Louie Ramirez (February 24, 1938 – June 7, 1993) was an American boogaloo, salsa and latin jazz percussionist, vibraphonist, band leader and composer. He co-wrote with Johnny Pacheco the 1961 hit "El Güiro De Macorina". He has been called "the Quincy Jones of Salsa."

Biography
Ramirez was born in Manhattan, New York City, United States. He made his professional debut with Joe Loco's band in 1956, replacing vibraphonist Pete Terrace. Ramirez made his own debut as a bandleader in 1963, with Introducing Louie Ramirez (Rmo Records). He subsequently recorded for Alegre, Fania, Atco, United Artists Records, Caiman, FNA and RMM Records & Video.

He partnered with Charlie Palmieri and Joe Cuba from 1965 to 1968. With Tito Rodriguez he released the LP Tito Rodríguez y Louie Ramírez En Algo Nuevo in 1972. He became a staff producer at Fania in 1975. He appeared as a sideman or a production assistant on many recordings by other artists, such as Willie Colón, in the 1970s.
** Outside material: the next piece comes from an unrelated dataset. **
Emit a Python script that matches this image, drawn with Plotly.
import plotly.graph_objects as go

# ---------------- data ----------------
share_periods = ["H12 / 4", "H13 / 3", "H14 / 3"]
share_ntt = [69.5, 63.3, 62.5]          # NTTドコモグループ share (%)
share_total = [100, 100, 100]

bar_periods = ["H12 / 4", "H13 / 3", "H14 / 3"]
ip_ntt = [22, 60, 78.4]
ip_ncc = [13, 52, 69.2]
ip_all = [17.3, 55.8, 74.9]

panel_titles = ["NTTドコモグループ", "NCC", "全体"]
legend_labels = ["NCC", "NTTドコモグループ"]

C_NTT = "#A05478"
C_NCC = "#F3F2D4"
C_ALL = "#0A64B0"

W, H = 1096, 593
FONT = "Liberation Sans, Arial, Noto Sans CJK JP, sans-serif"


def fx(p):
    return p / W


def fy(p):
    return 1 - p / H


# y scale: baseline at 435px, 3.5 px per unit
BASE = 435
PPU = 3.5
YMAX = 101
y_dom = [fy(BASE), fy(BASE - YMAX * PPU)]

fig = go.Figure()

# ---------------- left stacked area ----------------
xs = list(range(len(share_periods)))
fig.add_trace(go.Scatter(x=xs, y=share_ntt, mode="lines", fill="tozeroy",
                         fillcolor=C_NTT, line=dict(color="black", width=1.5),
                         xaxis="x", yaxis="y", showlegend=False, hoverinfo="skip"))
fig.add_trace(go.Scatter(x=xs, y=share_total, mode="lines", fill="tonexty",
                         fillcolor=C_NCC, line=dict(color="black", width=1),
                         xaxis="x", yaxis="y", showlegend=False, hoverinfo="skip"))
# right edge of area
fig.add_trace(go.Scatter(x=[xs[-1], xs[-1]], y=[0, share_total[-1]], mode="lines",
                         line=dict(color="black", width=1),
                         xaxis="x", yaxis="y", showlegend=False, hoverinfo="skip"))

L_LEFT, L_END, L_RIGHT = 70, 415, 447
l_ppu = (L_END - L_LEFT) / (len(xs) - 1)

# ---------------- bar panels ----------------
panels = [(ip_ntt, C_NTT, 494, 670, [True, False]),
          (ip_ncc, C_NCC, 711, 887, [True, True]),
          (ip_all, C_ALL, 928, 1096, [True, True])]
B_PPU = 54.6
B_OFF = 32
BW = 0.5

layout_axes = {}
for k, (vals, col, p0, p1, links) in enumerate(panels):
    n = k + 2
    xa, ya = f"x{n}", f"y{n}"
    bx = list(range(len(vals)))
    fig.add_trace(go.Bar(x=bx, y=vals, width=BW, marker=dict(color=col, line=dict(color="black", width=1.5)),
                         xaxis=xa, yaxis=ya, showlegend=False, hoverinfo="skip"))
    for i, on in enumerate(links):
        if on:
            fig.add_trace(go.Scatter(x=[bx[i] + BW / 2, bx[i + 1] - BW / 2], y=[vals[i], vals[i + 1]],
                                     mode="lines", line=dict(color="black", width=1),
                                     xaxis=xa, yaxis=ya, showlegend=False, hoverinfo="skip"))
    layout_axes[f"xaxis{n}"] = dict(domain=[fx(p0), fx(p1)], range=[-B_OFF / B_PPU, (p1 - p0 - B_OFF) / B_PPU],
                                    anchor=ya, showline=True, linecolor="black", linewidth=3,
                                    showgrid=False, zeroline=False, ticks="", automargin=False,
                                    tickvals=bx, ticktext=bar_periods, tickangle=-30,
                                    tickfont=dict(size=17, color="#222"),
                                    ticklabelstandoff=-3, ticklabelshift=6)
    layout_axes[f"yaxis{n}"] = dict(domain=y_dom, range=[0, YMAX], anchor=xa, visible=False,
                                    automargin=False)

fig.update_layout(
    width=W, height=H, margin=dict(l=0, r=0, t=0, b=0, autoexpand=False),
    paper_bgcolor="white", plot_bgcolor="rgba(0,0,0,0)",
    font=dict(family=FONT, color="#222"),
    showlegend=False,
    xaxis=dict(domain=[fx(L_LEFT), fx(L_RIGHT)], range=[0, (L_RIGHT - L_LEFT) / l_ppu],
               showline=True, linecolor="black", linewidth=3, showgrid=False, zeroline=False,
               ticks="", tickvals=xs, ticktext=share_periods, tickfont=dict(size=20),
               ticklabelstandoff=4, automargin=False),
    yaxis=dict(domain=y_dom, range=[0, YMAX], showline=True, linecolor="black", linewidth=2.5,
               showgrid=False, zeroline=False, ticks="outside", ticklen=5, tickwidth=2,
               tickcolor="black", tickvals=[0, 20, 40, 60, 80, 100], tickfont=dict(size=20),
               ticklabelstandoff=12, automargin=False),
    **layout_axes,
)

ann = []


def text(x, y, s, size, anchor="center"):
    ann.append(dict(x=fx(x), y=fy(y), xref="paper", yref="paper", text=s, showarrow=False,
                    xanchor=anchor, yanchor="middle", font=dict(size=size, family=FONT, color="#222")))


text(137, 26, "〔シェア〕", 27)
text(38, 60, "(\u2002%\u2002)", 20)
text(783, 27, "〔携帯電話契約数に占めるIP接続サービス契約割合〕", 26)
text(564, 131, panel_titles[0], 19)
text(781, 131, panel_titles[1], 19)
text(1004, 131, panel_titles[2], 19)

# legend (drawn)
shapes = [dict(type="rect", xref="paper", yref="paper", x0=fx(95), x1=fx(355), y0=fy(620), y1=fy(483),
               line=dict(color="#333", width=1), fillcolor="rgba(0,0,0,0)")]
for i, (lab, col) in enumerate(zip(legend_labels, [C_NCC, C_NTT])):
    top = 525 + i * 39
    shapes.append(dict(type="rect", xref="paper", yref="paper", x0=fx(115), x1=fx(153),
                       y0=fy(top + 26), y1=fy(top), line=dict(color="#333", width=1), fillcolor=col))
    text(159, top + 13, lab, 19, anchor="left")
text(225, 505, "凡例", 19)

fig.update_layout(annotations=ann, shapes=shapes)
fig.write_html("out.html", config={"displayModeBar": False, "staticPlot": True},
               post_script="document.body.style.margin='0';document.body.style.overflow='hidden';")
On June 7, 1993, while driving along Junction Boulevard in Queens, New York, Ramirez suffered a fatal heart attack, at the age of 55. He was recording his third album with the singer Ray De La Paz. It was entitled Preparate Bailador.

References

External links

Louie Ramirez at Vinilemania

1938 births
1993 deaths
American jazz vibraphonists
Latin jazz musicians
Salsa musicians
Musicians from New York City
Fania Records artists
20th-century American musicians
Jazz musicians from New York (state)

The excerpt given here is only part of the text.